_Problem description_.
Write every entry out again exactly, please, and skip the pictures.

○ ○ ○

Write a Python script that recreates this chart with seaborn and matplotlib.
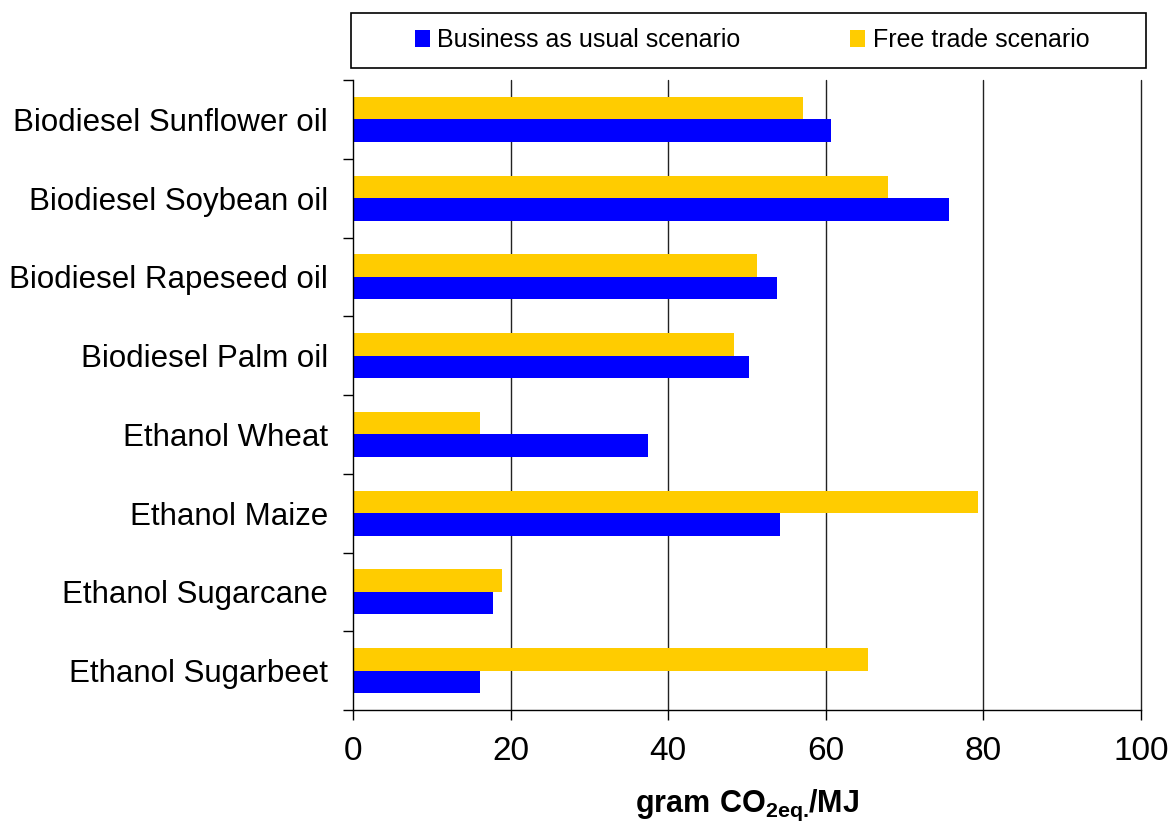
import pandas as pd
import numpy as np
import matplotlib
matplotlib.use('Agg')
import matplotlib.pyplot as plt
from matplotlib.patches import Rectangle, Patch
import seaborn as sns

# data
crops = ['Biodiesel Sunflower oil', 'Biodiesel Soybean oil', 'Biodiesel Rapeseed oil',
         'Biodiesel Palm oil', 'Ethanol Wheat', 'Ethanol Maize',
         'Ethanol Sugarcane', 'Ethanol Sugarbeet']
business_as_usual = [60.7, 75.6, 53.8, 50.3, 37.4, 54.2, 17.8, 16.1]
free_trade = [57.1, 67.9, 51.3, 48.4, 16.1, 79.3, 18.9, 65.4]
scenarios = ['Business as usual scenario', 'Free trade scenario']
colors = {'Business as usual scenario': '#0000FF', 'Free trade scenario': '#FFCC00'}

df = pd.DataFrame({
    'crop': crops * 2,
    'value': business_as_usual + free_trade,
    'scenario': [scenarios[0]] * len(crops) + [scenarios[1]] * len(crops),
})

sns.set_style('white')
plt.rcParams['font.family'] = ['Liberation Sans', 'DejaVu Sans']
plt.rcParams['text.color'] = 'black'
plt.rcParams['axes.labelcolor'] = 'black'
plt.rcParams['xtick.color'] = 'black'
plt.rcParams['ytick.color'] = 'black'
plt.rcParams['mathtext.fontset'] = 'custom'
plt.rcParams['mathtext.rm'] = 'Liberation Sans'
plt.rcParams['mathtext.bf'] = 'Liberation Sans:bold'

fig = plt.figure(figsize=(11.72, 8.23), dpi=100)
ax = fig.add_axes([353 / 1172, 1 - 710 / 823, 788 / 1172, 630 / 823])

# yellow drawn on top within each group
sns.barplot(data=df, y='crop', x='value', hue='scenario', order=crops,
            hue_order=[scenarios[1], scenarios[0]], palette=colors,
            orient='h', width=0.57, saturation=1, linewidth=0, ax=ax, legend=False)

ax.set_xlim(0, 100)
ax.set_ylim(len(crops) - 0.5, -0.5)
ax.set_xticks(np.arange(0, 101, 20))
ax.set_xticklabels([str(v) for v in range(0, 101, 20)], fontsize=24)
ax.tick_params(axis='x', bottom=True, direction='out', length=7, width=1, pad=12,
               colors='black')
ax.tick_params(axis='y', which='major', left=True, length=0, pad=18, labelsize=22.5,
               labelcolor='black')
ax.set_yticks(np.arange(-0.5, len(crops), 1), minor=True)
ax.tick_params(axis='y', which='minor', left=True, direction='out', length=7, width=1,
               color='black')

for x in range(20, 101, 20):
    ax.axvline(x, color='#222222', lw=1, zorder=0, clip_on=False)

for side in ['top', 'right']:
    ax.spines[side].set_visible(False)
for side in ['left', 'bottom']:
    ax.spines[side].set_color('black')
    ax.spines[side].set_linewidth(1)

ax.set_ylabel('')
ax.set_xlabel(r'$\mathbf{gram\ CO_{2eq.}}\!\mathbf{/MJ}$', fontsize=22, labelpad=15)

# legend box across the top
fig.patches.append(Rectangle((351 / 1172, 1 - 68 / 823), 795 / 1172, 55 / 823,
                             transform=fig.transFigure, facecolor='white',
                             edgecolor='black', lw=1.2))
handles = [Patch(facecolor=colors[s], edgecolor='none') for s in scenarios]
fig.legend(handles, scenarios, loc='center', bbox_to_anchor=(752 / 1172, 1 - 40 / 823),
           ncol=2, frameon=False, fontsize=18, handlelength=0.6, handleheight=0.7,
           handletextpad=0.3, columnspacing=4.4)

fig.savefig('out.png', dpi=100)
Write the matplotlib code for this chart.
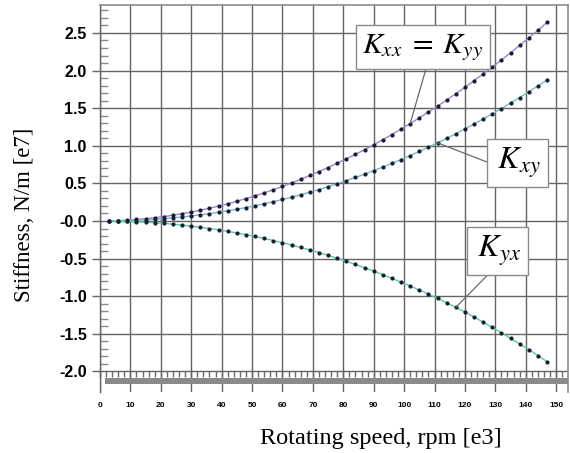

○ ○ ○

_Task output_.
Write a Python script that recreates this chart with seaborn and matplotlib.
import pandas as pd
import numpy as np
import matplotlib
matplotlib.use('Agg')
import matplotlib.pyplot as plt
from matplotlib.patches import Rectangle, Patch
import seaborn as sns

# data
crops = ['Biodiesel Sunflower oil', 'Biodiesel Soybean oil', 'Biodiesel Rapeseed oil',
         'Biodiesel Palm oil', 'Ethanol Wheat', 'Ethanol Maize',
         'Ethanol Sugarcane', 'Ethanol Sugarbeet']
business_as_usual = [60.7, 75.6, 53.8, 50.3, 37.4, 54.2, 17.8, 16.1]
free_trade = [57.1, 67.9, 51.3, 48.4, 16.1, 79.3, 18.9, 65.4]
scenarios = ['Business as usual scenario', 'Free trade scenario']
colors = {'Business as usual scenario': '#0000FF', 'Free trade scenario': '#FFCC00'}

df = pd.DataFrame({
    'crop': crops * 2,
    'value': business_as_usual + free_trade,
    'scenario': [scenarios[0]] * len(crops) + [scenarios[1]] * len(crops),
})

sns.set_style('white')
plt.rcParams['font.family'] = ['Liberation Sans', 'DejaVu Sans']
plt.rcParams['text.color'] = 'black'
plt.rcParams['axes.labelcolor'] = 'black'
plt.rcParams['xtick.color'] = 'black'
plt.rcParams['ytick.color'] = 'black'
plt.rcParams['mathtext.fontset'] = 'custom'
plt.rcParams['mathtext.rm'] = 'Liberation Sans'
plt.rcParams['mathtext.bf'] = 'Liberation Sans:bold'

fig = plt.figure(figsize=(11.72, 8.23), dpi=100)
ax = fig.add_axes([353 / 1172, 1 - 710 / 823, 788 / 1172, 630 / 823])

# yellow drawn on top within each group
sns.barplot(data=df, y='crop', x='value', hue='scenario', order=crops,
            hue_order=[scenarios[1], scenarios[0]], palette=colors,
            orient='h', width=0.57, saturation=1, linewidth=0, ax=ax, legend=False)

ax.set_xlim(0, 100)
ax.set_ylim(len(crops) - 0.5, -0.5)
ax.set_xticks(np.arange(0, 101, 20))
ax.set_xticklabels([str(v) for v in range(0, 101, 20)], fontsize=24)
ax.tick_params(axis='x', bottom=True, direction='out', length=7, width=1, pad=12,
               colors='black')
ax.tick_params(axis='y', which='major', left=True, length=0, pad=18, labelsize=22.5,
               labelcolor='black')
ax.set_yticks(np.arange(-0.5, len(crops), 1), minor=True)
ax.tick_params(axis='y', which='minor', left=True, direction='out', length=7, width=1,
               color='black')

for x in range(20, 101, 20):
    ax.axvline(x, color='#222222', lw=1, zorder=0, clip_on=False)

for side in ['top', 'right']:
    ax.spines[side].set_visible(False)
for side in ['left', 'bottom']:
    ax.spines[side].set_color('black')
    ax.spines[side].set_linewidth(1)

ax.set_ylabel('')
ax.set_xlabel(r'$\mathbf{gram\ CO_{2eq.}}\!\mathbf{/MJ}$', fontsize=22, labelpad=15)

# legend box across the top
fig.patches.append(Rectangle((351 / 1172, 1 - 68 / 823), 795 / 1172, 55 / 823,
                             transform=fig.transFigure, facecolor='white',
                             edgecolor='black', lw=1.2))
handles = [Patch(facecolor=colors[s], edgecolor='none') for s in scenarios]
fig.legend(handles, scenarios, loc='center', bbox_to_anchor=(752 / 1172, 1 - 40 / 823),
           ncol=2, frameon=False, fontsize=18, handlelength=0.6, handleheight=0.7,
           handletextpad=0.3, columnspacing=4.4)

fig.savefig('out.png', dpi=100)
Write the matplotlib code for this chart.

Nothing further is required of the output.